### What you need to do
Starting at the first line of the data, print each line verbatim up to and including the line bearing "const barW = 50, gap = 13;", omitting pictures.

### Data lines
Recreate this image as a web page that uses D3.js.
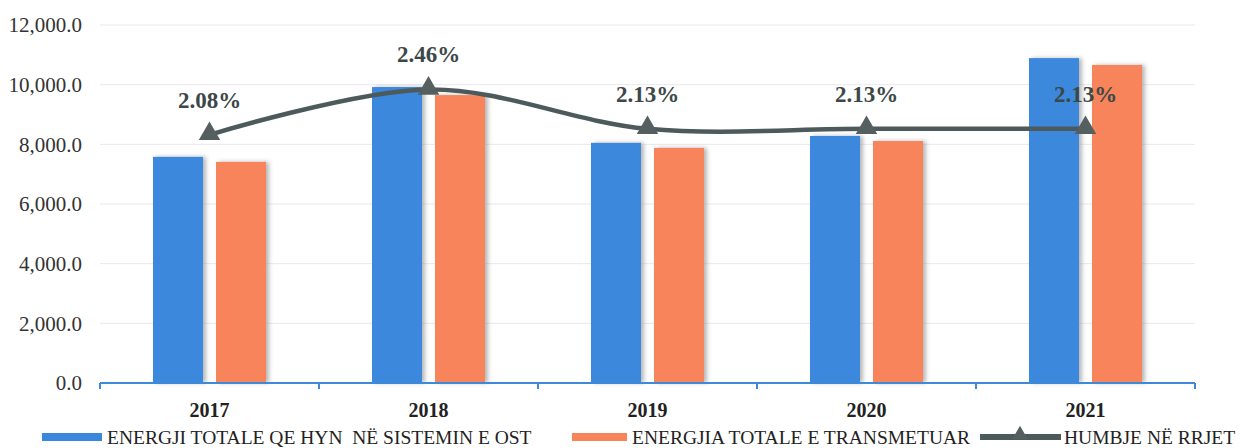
<!DOCTYPE html>
<html>
<head>
<meta charset="utf-8">
<script src="https://cdn.jsdelivr.net/npm/d3@7"></script>
<style>
  body { margin: 0; background: #fff; }
</style>
</head>
<body>
<div id="chart"></div>
<script>
const years = ["2017", "2018", "2019", "2020", "2021"];
const energyIn = [7580, 9920, 8050, 8280, 10890];
const energyOut = [7410, 9650, 7880, 8110, 10660];
const losses = [2.08, 2.46, 2.13, 2.13, 2.13];
const yTicks = [0, 2000, 4000, 6000, 8000, 10000, 12000];
const seriesNames = ["ENERGJI TOTALE QE HYN  NË SISTEMIN E OST", "ENERGJIA TOTALE E TRANSMETUAR", "HUMBJE NË RRJET"];

const width = 1247, height = 448;
const margin = {top: 25, right: 52, bottom: 65, left: 100};

const svg = d3.select("#chart")
  .append("svg")
  .attr("width", width)
  .attr("height", height)
  .style("font-family", "'Liberation Serif', 'Times New Roman', serif");

const defs = svg.append("defs");
defs.append("filter")
  .attr("id", "shadow")
  .attr("x", "-20%").attr("y", "-5%").attr("width", "160%").attr("height", "110%")
  .append("feDropShadow")
  .attr("dx", 3).attr("dy", 0).attr("stdDeviation", 2)
  .attr("flood-color", "#888").attr("flood-opacity", 0.6);

const x = d3.scaleBand()
  .domain(years)
  .range([margin.left, width - margin.right]);

const y = d3.scaleLinear()
  .domain([0, 12000])
  .range([height - margin.bottom, margin.top]);

// hidden secondary axis for the losses line
const y2 = d3.scaleLinear()
  .domain([0, 3])
  .range([height - margin.bottom, margin.top]);

// gridlines
svg.append("g")
  .selectAll("line")
  .data(yTicks.slice(1))
  .join("line")
  .attr("x1", margin.left)
  .attr("x2", width - margin.right)
  .attr("y1", d => y(d))
  .attr("y2", d => y(d))
  .attr("stroke", "#ece6f0")
  .attr("stroke-width", 1);

// y axis labels
svg.append("g")
  .selectAll("text")
  .data(yTicks)
  .join("text")
  .attr("x", 82)
  .attr("y", d => y(d))
  .attr("dy", "0.35em")
  .attr("text-anchor", "end")
  .attr("font-size", 21)
  .attr("fill", "#333")
  .text(d => d3.format(",.1f")(d));

const barW = 50, gap = 13;

svg.append("g")
  .attr("filter", "url(#shadow)")
  .selectAll("rect")
  .data(energyIn)
  .join("rect")
  .attr("x", (d, i) => x(years[i]) + x.bandwidth() / 2 - barW - gap / 2)
  .attr("y", d => y(d))
  .attr("width", barW)
  .attr("height", d => y(0) - y(d))
  .attr("fill", "#3a88dc");

svg.append("g")
  .attr("filter", "url(#shadow)")
  .selectAll("rect")
  .data(energyOut)
  .join("rect")
  .attr("x", (d, i) => x(years[i]) + x.bandwidth() / 2 + gap / 2)
  .attr("y", d => y(d))
  .attr("width", barW)
  .attr("height", d => y(0) - y(d))
  .attr("fill", "#f7845a");

// x axis
const xAxis = svg.append("g");
xAxis.append("line")
  .attr("x1", margin.left)
  .attr("x2", width - margin.right)
  .attr("y1", y(0))
  .attr("y2", y(0))
  .attr("stroke", "#3d8ad8")
  .attr("stroke-width", 2);
const bounds = years.map(d => x(d)).concat([x(years[years.length - 1]) + x.bandwidth()]);
xAxis.selectAll("line.tick")
  .data(bounds)
  .join("line")
  .attr("class", "tick")
  .attr("x1", d => d)
  .attr("x2", d => d)
  .attr("y1", y(0))
  .attr("y2", y(0) + 6)
  .attr("stroke", "#3d8ad8")
  .attr("stroke-width", 2);
xAxis.selectAll("text")
  .data(years)
  .join("text")
  .attr("x", d => x(d) + x.bandwidth() / 2)
  .attr("y", 417)
  .attr("text-anchor", "middle")
  .attr("font-size", 20)
  .attr("font-weight", "bold")
  .attr("fill", "#222")
  .text(d => d);

// losses line
const line = d3.line()
  .x((d, i) => x(years[i]) + x.bandwidth() / 2)
  .y(d => y2(d))
  .curve(d3.curveCatmullRom.alpha(0.5));

svg.append("path")
  .datum(losses)
  .attr("d", line)
  .attr("fill", "none")
  .attr("stroke", "#4d5a5b")
  .attr("stroke-width", 4.5);

svg.append("g")
  .selectAll("path")
  .data(losses)
  .join("path")
  .attr("d", d3.symbol(d3.symbolTriangle, 200))
  .attr("transform", (d, i) => `translate(${x(years[i]) + x.bandwidth() / 2},${y2(d) - 1})`)
  .attr("fill", "#555f60");

svg.append("g")
  .selectAll("text")
  .data(losses)
  .join("text")
  .attr("x", (d, i) => x(years[i]) + x.bandwidth() / 2)
  .attr("y", d => y2(d) - 27)
  .attr("text-anchor", "middle")
  .attr("font-size", 23)
  .attr("font-weight", "bold")
  .attr("fill", "#3c4848")
  .text(d => d.toFixed(2) + "%");

// legend
const legend = svg.append("g").attr("font-size", 19.5).attr("fill", "#222");
legend.append("rect").attr("x", 42).attr("y", 433).attr("width", 60).attr("height", 8).attr("fill", "#3a88dc");
legend.append("text").attr("x", 107).attr("y", 444).style("white-space", "pre").text(seriesNames[0]);
legend.append("rect").attr("x", 572).attr("y", 433).attr("width", 55).attr("height", 8).attr("fill", "#f7845a");
legend.append("text").attr("x", 632).attr("y", 444).text(seriesNames[1]);
legend.append("line").attr("x1", 980).attr("x2", 1061).attr("y1", 437).attr("y2", 437)
  .attr("stroke", "#4d5a5b").attr("stroke-width", 6);
legend.append("path").attr("d", d3.symbol(d3.symbolTriangle, 110))
  .attr("transform", "translate(1020,435)").attr("fill", "#555f60");
legend.append("text").attr("x", 1064).attr("y", 444).text(seriesNames[2]);
</script>
</body>
</html>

### Solution to the exercise
Recreate this image as a web page that uses D3.js.
<!DOCTYPE html>
<html>
<head>
<meta charset="utf-8">
<script src="https://cdn.jsdelivr.net/npm/d3@7"></script>
<style>
  body { margin: 0; background: #fff; }
</style>
</head>
<body>
<div id="chart"></div>
<script>
const years = ["2017", "2018", "2019", "2020", "2021"];
const energyIn = [7580, 9920, 8050, 8280, 10890];
const energyOut = [7410, 9650, 7880, 8110, 10660];
const losses = [2.08, 2.46, 2.13, 2.13, 2.13];
const yTicks = [0, 2000, 4000, 6000, 8000, 10000, 12000];
const seriesNames = ["ENERGJI TOTALE QE HYN  NË SISTEMIN E OST", "ENERGJIA TOTALE E TRANSMETUAR", "HUMBJE NË RRJET"];

const width = 1247, height = 448;
const margin = {top: 25, right: 52, bottom: 65, left: 100};

const svg = d3.select("#chart")
  .append("svg")
  .attr("width", width)
  .attr("height", height)
  .style("font-family", "'Liberation Serif', 'Times New Roman', serif");

const defs = svg.append("defs");
defs.append("filter")
  .attr("id", "shadow")
  .attr("x", "-20%").attr("y", "-5%").attr("width", "160%").attr("height", "110%")
  .append("feDropShadow")
  .attr("dx", 3).attr("dy", 0).attr("stdDeviation", 2)
  .attr("flood-color", "#888").attr("flood-opacity", 0.6);

const x = d3.scaleBand()
  .domain(years)
  .range([margin.left, width - margin.right]);

const y = d3.scaleLinear()
  .domain([0, 12000])
  .range([height - margin.bottom, margin.top]);

// hidden secondary axis for the losses line
const y2 = d3.scaleLinear()
  .domain([0, 3])
  .range([height - margin.bottom, margin.top]);

// gridlines
svg.append("g")
  .selectAll("line")
  .data(yTicks.slice(1))
  .join("line")
  .attr("x1", margin.left)
  .attr("x2", width - margin.right)
  .attr("y1", d => y(d))
  .attr("y2", d => y(d))
  .attr("stroke", "#ece6f0")
  .attr("stroke-width", 1);

// y axis labels
svg.append("g")
  .selectAll("text")
  .data(yTicks)
  .join("text")
  .attr("x", 82)
  .attr("y", d => y(d))
  .attr("dy", "0.35em")
  .attr("text-anchor", "end")
  .attr("font-size", 21)
  .attr("fill", "#333")
  .text(d => d3.format(",.1f")(d));

const barW = 50, gap = 13;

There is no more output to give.